EXERCISE MATERIAL

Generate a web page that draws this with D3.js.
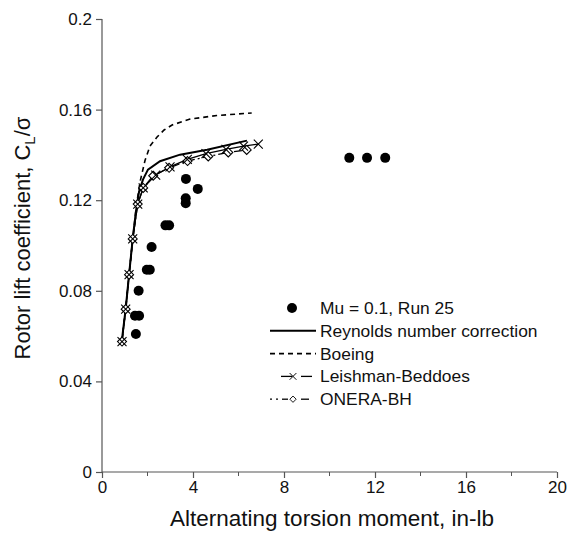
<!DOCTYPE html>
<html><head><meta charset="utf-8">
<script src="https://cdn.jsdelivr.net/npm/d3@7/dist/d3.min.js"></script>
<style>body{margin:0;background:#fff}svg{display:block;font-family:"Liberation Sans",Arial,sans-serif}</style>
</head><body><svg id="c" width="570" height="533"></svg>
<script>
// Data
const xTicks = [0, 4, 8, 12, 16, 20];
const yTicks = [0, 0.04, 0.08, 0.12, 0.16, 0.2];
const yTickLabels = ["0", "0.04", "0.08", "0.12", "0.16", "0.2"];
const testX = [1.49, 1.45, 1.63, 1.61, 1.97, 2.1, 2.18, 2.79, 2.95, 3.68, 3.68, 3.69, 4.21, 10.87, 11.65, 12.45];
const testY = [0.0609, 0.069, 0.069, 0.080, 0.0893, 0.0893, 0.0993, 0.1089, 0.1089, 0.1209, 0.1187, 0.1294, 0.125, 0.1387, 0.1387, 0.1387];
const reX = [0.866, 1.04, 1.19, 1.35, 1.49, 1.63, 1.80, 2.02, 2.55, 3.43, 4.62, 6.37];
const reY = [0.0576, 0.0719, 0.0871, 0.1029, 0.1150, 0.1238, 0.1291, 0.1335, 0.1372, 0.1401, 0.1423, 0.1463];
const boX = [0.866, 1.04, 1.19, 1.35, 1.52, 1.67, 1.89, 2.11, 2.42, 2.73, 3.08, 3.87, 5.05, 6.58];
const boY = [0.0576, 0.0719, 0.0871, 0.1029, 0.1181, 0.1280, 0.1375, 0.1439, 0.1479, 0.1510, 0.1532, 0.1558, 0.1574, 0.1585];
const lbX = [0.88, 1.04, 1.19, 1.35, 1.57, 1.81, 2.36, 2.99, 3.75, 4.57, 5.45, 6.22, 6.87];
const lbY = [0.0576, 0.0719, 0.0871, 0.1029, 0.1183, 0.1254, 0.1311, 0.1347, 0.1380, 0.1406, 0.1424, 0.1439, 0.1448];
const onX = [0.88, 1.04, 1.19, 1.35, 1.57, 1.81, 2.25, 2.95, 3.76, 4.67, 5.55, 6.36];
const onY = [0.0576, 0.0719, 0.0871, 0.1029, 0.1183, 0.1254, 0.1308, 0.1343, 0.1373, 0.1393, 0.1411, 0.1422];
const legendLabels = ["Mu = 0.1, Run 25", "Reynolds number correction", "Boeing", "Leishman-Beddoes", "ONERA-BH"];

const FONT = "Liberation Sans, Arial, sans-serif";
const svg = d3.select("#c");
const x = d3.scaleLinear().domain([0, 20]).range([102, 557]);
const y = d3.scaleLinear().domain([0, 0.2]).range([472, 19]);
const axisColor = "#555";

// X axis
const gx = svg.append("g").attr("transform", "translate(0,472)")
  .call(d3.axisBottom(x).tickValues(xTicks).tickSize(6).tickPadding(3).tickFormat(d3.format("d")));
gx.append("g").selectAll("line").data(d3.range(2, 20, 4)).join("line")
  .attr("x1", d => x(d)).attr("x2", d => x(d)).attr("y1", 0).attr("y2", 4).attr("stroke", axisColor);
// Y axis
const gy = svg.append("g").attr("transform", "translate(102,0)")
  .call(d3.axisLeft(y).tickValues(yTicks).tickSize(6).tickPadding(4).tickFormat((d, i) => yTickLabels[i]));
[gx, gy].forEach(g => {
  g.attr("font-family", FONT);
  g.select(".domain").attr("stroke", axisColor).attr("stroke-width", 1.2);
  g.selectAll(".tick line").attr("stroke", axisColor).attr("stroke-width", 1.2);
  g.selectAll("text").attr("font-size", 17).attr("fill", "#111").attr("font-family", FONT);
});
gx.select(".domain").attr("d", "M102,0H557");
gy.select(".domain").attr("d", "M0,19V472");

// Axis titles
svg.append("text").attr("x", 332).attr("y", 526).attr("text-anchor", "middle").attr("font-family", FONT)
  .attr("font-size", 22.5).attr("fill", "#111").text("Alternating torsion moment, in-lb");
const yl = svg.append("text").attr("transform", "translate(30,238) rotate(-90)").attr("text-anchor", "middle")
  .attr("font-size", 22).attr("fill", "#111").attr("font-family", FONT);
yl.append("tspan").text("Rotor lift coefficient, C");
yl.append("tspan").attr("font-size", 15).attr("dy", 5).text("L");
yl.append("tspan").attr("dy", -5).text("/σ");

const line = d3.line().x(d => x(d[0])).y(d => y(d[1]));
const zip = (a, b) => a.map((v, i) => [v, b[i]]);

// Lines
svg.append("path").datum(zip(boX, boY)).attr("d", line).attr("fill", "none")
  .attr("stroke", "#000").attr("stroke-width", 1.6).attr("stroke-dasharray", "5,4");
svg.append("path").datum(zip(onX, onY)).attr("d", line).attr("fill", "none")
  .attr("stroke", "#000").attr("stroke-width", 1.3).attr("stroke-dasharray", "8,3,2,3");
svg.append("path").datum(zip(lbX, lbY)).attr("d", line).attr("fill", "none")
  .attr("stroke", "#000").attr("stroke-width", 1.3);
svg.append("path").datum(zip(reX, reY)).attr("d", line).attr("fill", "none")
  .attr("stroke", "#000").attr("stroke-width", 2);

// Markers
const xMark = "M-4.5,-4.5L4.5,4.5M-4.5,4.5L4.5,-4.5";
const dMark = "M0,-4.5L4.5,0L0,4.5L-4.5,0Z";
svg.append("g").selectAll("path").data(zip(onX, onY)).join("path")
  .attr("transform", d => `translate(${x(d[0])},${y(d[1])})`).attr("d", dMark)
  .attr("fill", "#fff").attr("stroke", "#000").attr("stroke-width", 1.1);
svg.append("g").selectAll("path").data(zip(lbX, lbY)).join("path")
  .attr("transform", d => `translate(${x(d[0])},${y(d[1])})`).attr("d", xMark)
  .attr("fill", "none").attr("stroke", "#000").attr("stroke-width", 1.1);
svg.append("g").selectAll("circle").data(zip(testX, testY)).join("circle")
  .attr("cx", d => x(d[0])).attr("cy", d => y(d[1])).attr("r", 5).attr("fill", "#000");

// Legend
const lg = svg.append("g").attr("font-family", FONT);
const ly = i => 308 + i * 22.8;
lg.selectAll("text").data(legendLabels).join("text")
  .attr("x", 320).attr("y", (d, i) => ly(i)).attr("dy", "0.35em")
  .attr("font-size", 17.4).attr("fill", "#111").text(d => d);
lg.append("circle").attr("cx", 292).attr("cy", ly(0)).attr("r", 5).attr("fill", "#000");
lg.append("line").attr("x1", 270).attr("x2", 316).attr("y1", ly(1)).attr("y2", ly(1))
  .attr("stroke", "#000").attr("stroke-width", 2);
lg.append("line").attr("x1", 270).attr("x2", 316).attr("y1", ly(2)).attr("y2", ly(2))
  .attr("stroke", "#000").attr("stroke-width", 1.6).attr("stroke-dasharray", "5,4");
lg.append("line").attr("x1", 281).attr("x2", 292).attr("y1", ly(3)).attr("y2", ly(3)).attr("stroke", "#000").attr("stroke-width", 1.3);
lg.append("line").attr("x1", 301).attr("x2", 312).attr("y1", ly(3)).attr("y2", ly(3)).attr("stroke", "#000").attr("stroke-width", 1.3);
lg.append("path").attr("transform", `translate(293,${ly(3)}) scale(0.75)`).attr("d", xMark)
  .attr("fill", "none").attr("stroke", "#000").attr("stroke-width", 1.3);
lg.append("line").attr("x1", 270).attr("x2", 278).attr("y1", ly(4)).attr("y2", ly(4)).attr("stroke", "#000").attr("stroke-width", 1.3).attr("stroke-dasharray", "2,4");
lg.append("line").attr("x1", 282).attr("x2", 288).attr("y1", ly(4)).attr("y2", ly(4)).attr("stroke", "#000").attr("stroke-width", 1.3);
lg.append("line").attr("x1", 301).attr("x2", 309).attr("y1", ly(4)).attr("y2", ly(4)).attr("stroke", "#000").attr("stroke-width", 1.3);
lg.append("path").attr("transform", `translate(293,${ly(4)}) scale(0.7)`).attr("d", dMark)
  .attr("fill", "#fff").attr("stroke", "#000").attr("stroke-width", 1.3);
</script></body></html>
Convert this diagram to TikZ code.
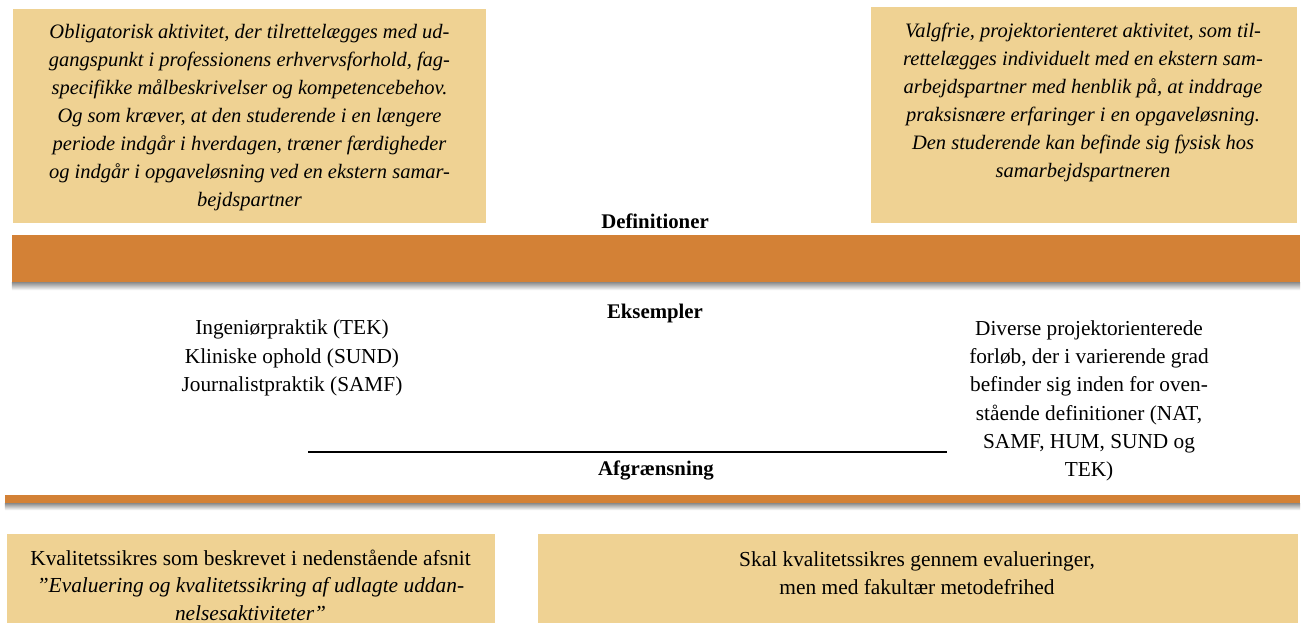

SET PROBLEM
Only the number is wanted: how many lines in the data include the word "this"?

THE REPLY
2